Margerie Glacier is about 21 miles long and until the 1990s had been flowing seaward fairly consistently at around 6 feet a day, but in the late 1990s it began to recede. Note that when a glacier “recedes,” it does not back up. It’s just that its downward flow rate is exceeded by its rate of melting.
In 1794 when Captain George Vancouver visited, all of Glacier Bay was covered with ice. By 1879 when John Muir was there, ice had retreated 77 km (48 miles) into the bay, and since then it has retreated to a total of 105 km (65 miles), so that today only Margerie near the head of the bay and several other tidewater glaciers occupy inlets around the margin of the bay.
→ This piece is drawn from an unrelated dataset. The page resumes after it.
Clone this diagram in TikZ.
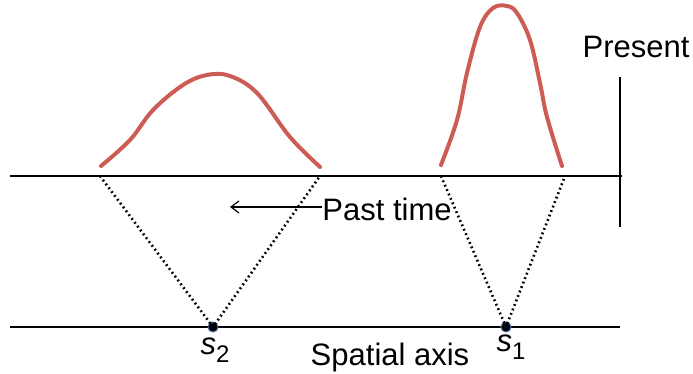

In the image above, my photos of the toe of Margerie Glacier were from a spot in the bay just to the right of the arrowhead from the “Margerie Glacier” label. All of Glacier Bay was solid ice 225 years ago.
The ice cave you see in the top photo is mostly the result of glacial calving and sea wave action. Margerie Glacier is hanging above the sea floor – around 600 feet above it. That will certainly contribute to accelerating the glacial melting, since in many cases melting is far more active at glaciers’ bases than on the top.
My photos are from a Smithsonian Journey in 2005 where I got to serve as the house (or boat) geologist.
Margerie Glacier was named for French geologist and geographer Emmanuel Marie Pierre Martin Jacquin de Margerie (1862-1953) who visited the area in 1913.
Ironic having 'Year of Glacier Preservation' given that 2025 will be a year of ever accelerating glacier loss.